Without the pictures, set down every line of the data exactly.

__________

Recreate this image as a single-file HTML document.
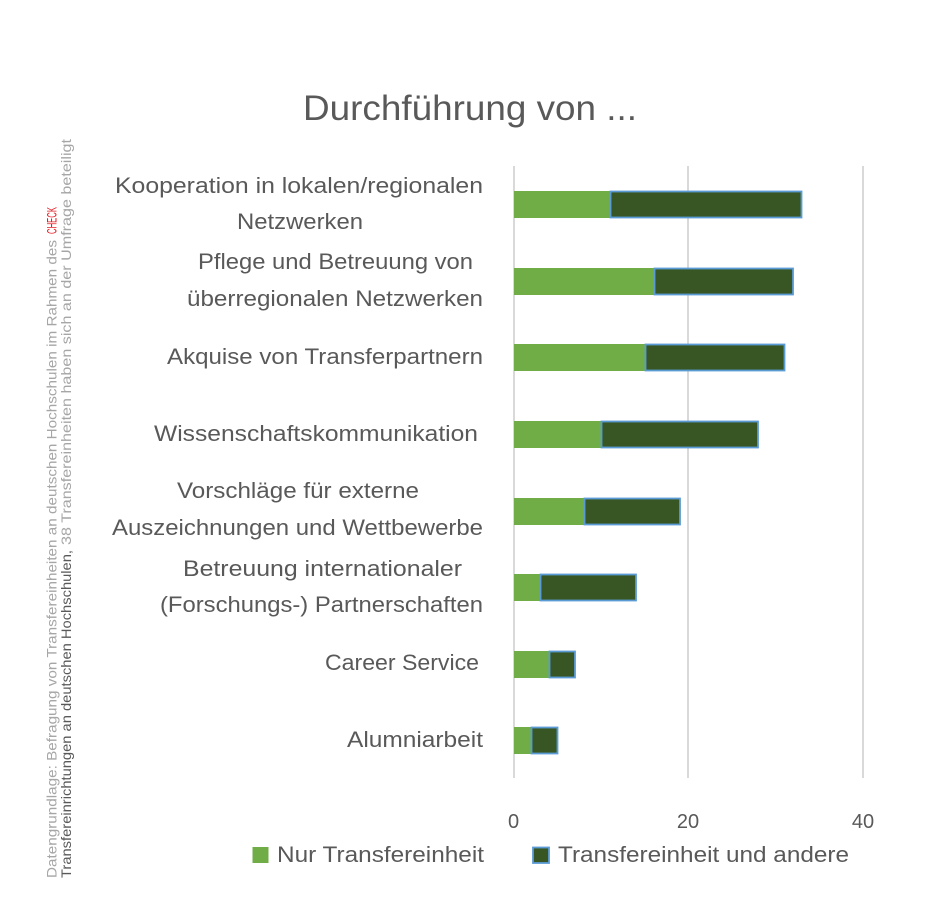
<!DOCTYPE html>
<html>
<head>
<meta charset="utf-8">
<style>
html,body{margin:0;padding:0;background:#fff;}
svg{display:block;}
text{font-family:"Liberation Sans",sans-serif;}
</style>
</head>
<body>
<svg width="939" height="924" viewBox="0 0 939 924" xmlns="http://www.w3.org/2000/svg">
<rect x="0" y="0" width="939" height="924" fill="#ffffff"/>

<!-- Title -->
<text x="303" y="120" font-size="35" fill="#595959" textLength="334" lengthAdjust="spacingAndGlyphs">Durchführung von ...</text>

<!-- Gridlines -->
<line x1="514" y1="166" x2="514" y2="778" stroke="#d9d9d9" stroke-width="2"/>
<line x1="688" y1="166" x2="688" y2="778" stroke="#d9d9d9" stroke-width="2"/>
<line x1="863" y1="166" x2="863" y2="778" stroke="#d9d9d9" stroke-width="2"/>

<!-- Bars -->
<g>
<rect x="514" y="191" width="96" height="27" fill="#70ad47"/>
<rect x="610.5" y="191.5" width="191" height="26" fill="#375623" stroke="#5b9bd5" stroke-width="1.8"/>

<rect x="514" y="268" width="140" height="27" fill="#70ad47"/>
<rect x="654.5" y="268.5" width="138.5" height="26" fill="#375623" stroke="#5b9bd5" stroke-width="1.8"/>

<rect x="514" y="344" width="131" height="27" fill="#70ad47"/>
<rect x="645.5" y="344.5" width="139" height="26" fill="#375623" stroke="#5b9bd5" stroke-width="1.8"/>

<rect x="514" y="421" width="87" height="27" fill="#70ad47"/>
<rect x="601.5" y="421.5" width="156.5" height="26" fill="#375623" stroke="#5b9bd5" stroke-width="1.8"/>

<rect x="514" y="498" width="70" height="27" fill="#70ad47"/>
<rect x="584.5" y="498.5" width="95.5" height="26" fill="#375623" stroke="#5b9bd5" stroke-width="1.8"/>

<rect x="514" y="574" width="26" height="27" fill="#70ad47"/>
<rect x="540.5" y="574.5" width="95.5" height="26" fill="#375623" stroke="#5b9bd5" stroke-width="1.8"/>

<rect x="514" y="651" width="35" height="27" fill="#70ad47"/>
<rect x="549.5" y="651.5" width="25.5" height="26" fill="#375623" stroke="#5b9bd5" stroke-width="1.8"/>

<rect x="514" y="727" width="17.5" height="27" fill="#70ad47"/>
<rect x="531.5" y="727.5" width="26" height="26" fill="#375623" stroke="#5b9bd5" stroke-width="1.8"/>
</g>

<!-- Category labels -->
<g font-size="22" fill="#595959">
<text x="115" y="193" textLength="368" lengthAdjust="spacingAndGlyphs">Kooperation in lokalen/regionalen</text>
<text x="237" y="229" textLength="126" lengthAdjust="spacingAndGlyphs">Netzwerken</text>
<text x="198" y="269" textLength="275" lengthAdjust="spacingAndGlyphs">Pflege und Betreuung von</text>
<text x="187" y="306" textLength="296" lengthAdjust="spacingAndGlyphs">überregionalen Netzwerken</text>
<text x="167" y="364" textLength="316" lengthAdjust="spacingAndGlyphs">Akquise von Transferpartnern</text>
<text x="154" y="441" textLength="324" lengthAdjust="spacingAndGlyphs">Wissenschaftskommunikation</text>
<text x="177" y="498" textLength="242" lengthAdjust="spacingAndGlyphs">Vorschläge für externe</text>
<text x="112" y="535" textLength="371" lengthAdjust="spacingAndGlyphs">Auszeichnungen und Wettbewerbe</text>
<text x="183" y="576" textLength="279" lengthAdjust="spacingAndGlyphs">Betreuung internationaler</text>
<text x="160" y="612" textLength="323" lengthAdjust="spacingAndGlyphs">(Forschungs-) Partnerschaften</text>
<text x="325" y="670" textLength="154" lengthAdjust="spacingAndGlyphs">Career Service</text>
<text x="347" y="747" textLength="136" lengthAdjust="spacingAndGlyphs">Alumniarbeit</text>
</g>

<!-- Tick labels -->
<g font-size="20" fill="#595959" text-anchor="middle">
<text x="513.5" y="828">0</text>
<text x="688" y="828">20</text>
<text x="863" y="828">40</text>
</g>

<!-- Legend -->
<rect x="252.5" y="847" width="16" height="16" fill="#70ad47"/>
<text x="277" y="862" font-size="22" fill="#595959" textLength="207" lengthAdjust="spacingAndGlyphs">Nur Transfereinheit</text>
<rect x="533" y="847.5" width="16" height="15.5" fill="#375623" stroke="#5b9bd5" stroke-width="1.8"/>
<text x="558" y="862" font-size="22" fill="#595959" textLength="291" lengthAdjust="spacingAndGlyphs">Transfereinheit und andere</text>

<!-- Rotated source text -->
<g transform="translate(56.5,878) rotate(-90)" font-size="14">
<text x="0" y="0" fill="#a6a6a6" textLength="638" lengthAdjust="spacingAndGlyphs">Datengrundlage: Befragung von Transfereinheiten an deutschen Hochschulen im Rahmen des</text>
<text x="644" y="0" fill="#e41e26" textLength="27" lengthAdjust="spacingAndGlyphs">CHECK</text>
</g>
<g transform="translate(71,878) rotate(-90)" font-size="14">
<text x="0" y="0" fill="#595959" textLength="328" lengthAdjust="spacingAndGlyphs">Transfereinrichtungen an deutschen Hochschulen,</text>
<text x="333" y="0" fill="#a6a6a6" textLength="406" lengthAdjust="spacingAndGlyphs">38 Transfereinheiten haben sich an der Umfrage beteiligt</text>
</g>
</svg>
</body>
</html>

__________

> FINISHED ANSWER:
Recreate this image as a single-file HTML document.
<!DOCTYPE html>
<html>
<head>
<meta charset="utf-8">
<style>
html,body{margin:0;padding:0;background:#fff;}
svg{display:block;}
text{font-family:"Liberation Sans",sans-serif;}
</style>
</head>
<body>
<svg width="939" height="924" viewBox="0 0 939 924" xmlns="http://www.w3.org/2000/svg">
<rect x="0" y="0" width="939" height="924" fill="#ffffff"/>

<!-- Title -->
<text x="303" y="120" font-size="35" fill="#595959" textLength="334" lengthAdjust="spacingAndGlyphs">Durchführung von ...</text>

<!-- Gridlines -->
<line x1="514" y1="166" x2="514" y2="778" stroke="#d9d9d9" stroke-width="2"/>
<line x1="688" y1="166" x2="688" y2="778" stroke="#d9d9d9" stroke-width="2"/>
<line x1="863" y1="166" x2="863" y2="778" stroke="#d9d9d9" stroke-width="2"/>

<!-- Bars -->
<g>
<rect x="514" y="191" width="96" height="27" fill="#70ad47"/>
<rect x="610.5" y="191.5" width="191" height="26" fill="#375623" stroke="#5b9bd5" stroke-width="1.8"/>

<rect x="514" y="268" width="140" height="27" fill="#70ad47"/>
<rect x="654.5" y="268.5" width="138.5" height="26" fill="#375623" stroke="#5b9bd5" stroke-width="1.8"/>

<rect x="514" y="344" width="131" height="27" fill="#70ad47"/>
<rect x="645.5" y="344.5" width="139" height="26" fill="#375623" stroke="#5b9bd5" stroke-width="1.8"/>

<rect x="514" y="421" width="87" height="27" fill="#70ad47"/>
<rect x="601.5" y="421.5" width="156.5" height="26" fill="#375623" stroke="#5b9bd5" stroke-width="1.8"/>

<rect x="514" y="498" width="70" height="27" fill="#70ad47"/>
<rect x="584.5" y="498.5" width="95.5" height="26" fill="#375623" stroke="#5b9bd5" stroke-width="1.8"/>

<rect x="514" y="574" width="26" height="27" fill="#70ad47"/>
<rect x="540.5" y="574.5" width="95.5" height="26" fill="#375623" stroke="#5b9bd5" stroke-width="1.8"/>

<rect x="514" y="651" width="35" height="27" fill="#70ad47"/>
<rect x="549.5" y="651.5" width="25.5" height="26" fill="#375623" stroke="#5b9bd5" stroke-width="1.8"/>

<rect x="514" y="727" width="17.5" height="27" fill="#70ad47"/>
<rect x="531.5" y="727.5" width="26" height="26" fill="#375623" stroke="#5b9bd5" stroke-width="1.8"/>
</g>

<!-- Category labels -->
<g font-size="22" fill="#595959">
<text x="115" y="193" textLength="368" lengthAdjust="spacingAndGlyphs">Kooperation in lokalen/regionalen</text>
<text x="237" y="229" textLength="126" lengthAdjust="spacingAndGlyphs">Netzwerken</text>
<text x="198" y="269" textLength="275" lengthAdjust="spacingAndGlyphs">Pflege und Betreuung von</text>
<text x="187" y="306" textLength="296" lengthAdjust="spacingAndGlyphs">überregionalen Netzwerken</text>
<text x="167" y="364" textLength="316" lengthAdjust="spacingAndGlyphs">Akquise von Transferpartnern</text>
<text x="154" y="441" textLength="324" lengthAdjust="spacingAndGlyphs">Wissenschaftskommunikation</text>
<text x="177" y="498" textLength="242" lengthAdjust="spacingAndGlyphs">Vorschläge für externe</text>
<text x="112" y="535" textLength="371" lengthAdjust="spacingAndGlyphs">Auszeichnungen und Wettbewerbe</text>
<text x="183" y="576" textLength="279" lengthAdjust="spacingAndGlyphs">Betreuung internationaler</text>
<text x="160" y="612" textLength="323" lengthAdjust="spacingAndGlyphs">(Forschungs-) Partnerschaften</text>
<text x="325" y="670" textLength="154" lengthAdjust="spacingAndGlyphs">Career Service</text>
<text x="347" y="747" textLength="136" lengthAdjust="spacingAndGlyphs">Alumniarbeit</text>
</g>

<!-- Tick labels -->
<g font-size="20" fill="#595959" text-anchor="middle">
<text x="513.5" y="828">0</text>
<text x="688" y="828">20</text>
<text x="863" y="828">40</text>
</g>

<!-- Legend -->
<rect x="252.5" y="847" width="16" height="16" fill="#70ad47"/>
<text x="277" y="862" font-size="22" fill="#595959" textLength="207" lengthAdjust="spacingAndGlyphs">Nur Transfereinheit</text>
<rect x="533" y="847.5" width="16" height="15.5" fill="#375623" stroke="#5b9bd5" stroke-width="1.8"/>
<text x="558" y="862" font-size="22" fill="#595959" textLength="291" lengthAdjust="spacingAndGlyphs">Transfereinheit und andere</text>

<!-- Rotated source text -->
<g transform="translate(56.5,878) rotate(-90)" font-size="14">
<text x="0" y="0" fill="#a6a6a6" textLength="638" lengthAdjust="spacingAndGlyphs">Datengrundlage: Befragung von Transfereinheiten an deutschen Hochschulen im Rahmen des</text>
<text x="644" y="0" fill="#e41e26" textLength="27" lengthAdjust="spacingAndGlyphs">CHECK</text>
</g>
<g transform="translate(71,878) rotate(-90)" font-size="14">
<text x="0" y="0" fill="#595959" textLength="328" lengthAdjust="spacingAndGlyphs">Transfereinrichtungen an deutschen Hochschulen,</text>
<text x="333" y="0" fill="#a6a6a6" textLength="406" lengthAdjust="spacingAndGlyphs">38 Transfereinheiten haben sich an der Umfrage beteiligt</text>
</g>
</svg>
</body>
</html>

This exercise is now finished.